Filesystem Layout Assumptions

The following paths are reserved for the stage1 image, and they will be populated at runtime. When creating a stage1 image, developers SHOULD NOT use these paths to store content in the image's filesystem.

stage2

opt/stage2

This directory path is used for extracting the ACI of every app in the pod. Each app's rootfs will appear under this directory, e.g. /var/lib/rkt/pods/run/$uuid/stage1/rootfs/opt/stage2/$appname/rootfs.

status

rkt/status

This directory path is used for storing the apps' exit statuses. For example, if an app named foo exits with status = 42, stage1 should write 42 in /var/lib/rkt/pods/run/$uuid/stage1/rootfs/rkt/status/foo. Later the exit status can be retrieved and shown by rkt status $uuid.

env

rkt/env

This directory path is used for passing environment variables to each app. For example, environment variables for an app named foo will be stored in rkt/env/foo.

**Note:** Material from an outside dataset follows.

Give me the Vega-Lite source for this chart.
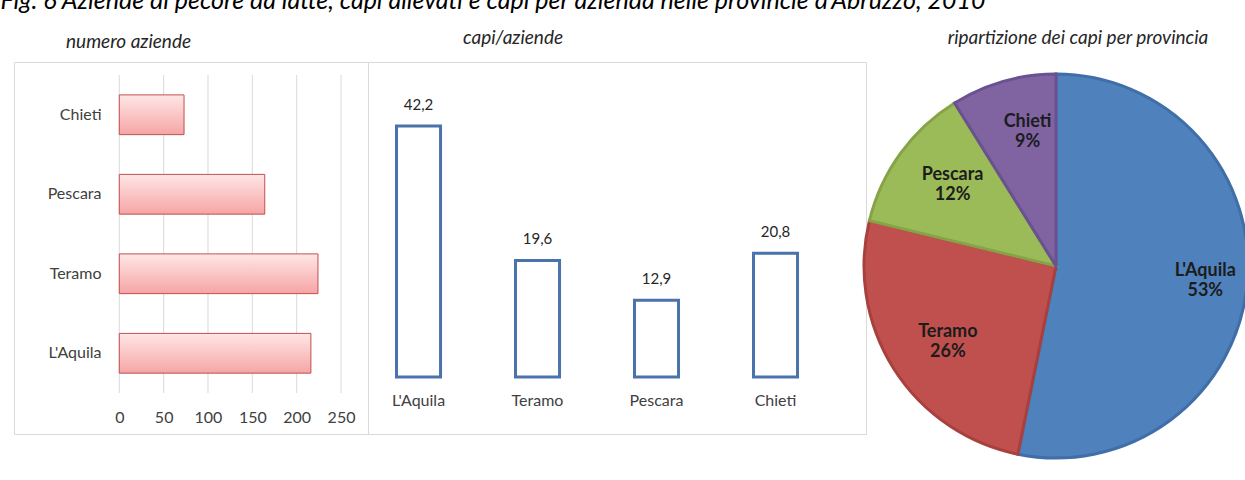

iottymux (experimental v5)

rkt/iottymux

This directory path is used for TTY and streaming attach helper. When attach mode is enabled each application will have a rkt/iottymux/$appname/ directory, used by the I/O and TTY mux sidecar.

supervisor-status (experimental v5)

rkt/supervisor-status

This path is used by the pod supervisor to signal its readiness. Once the supervisor in the pod has reached its ready state, it MUST write a rkt/supervisor-status -> ready symlink. A symlink missing or pointing to a different target means that the pod supervisor is not ready.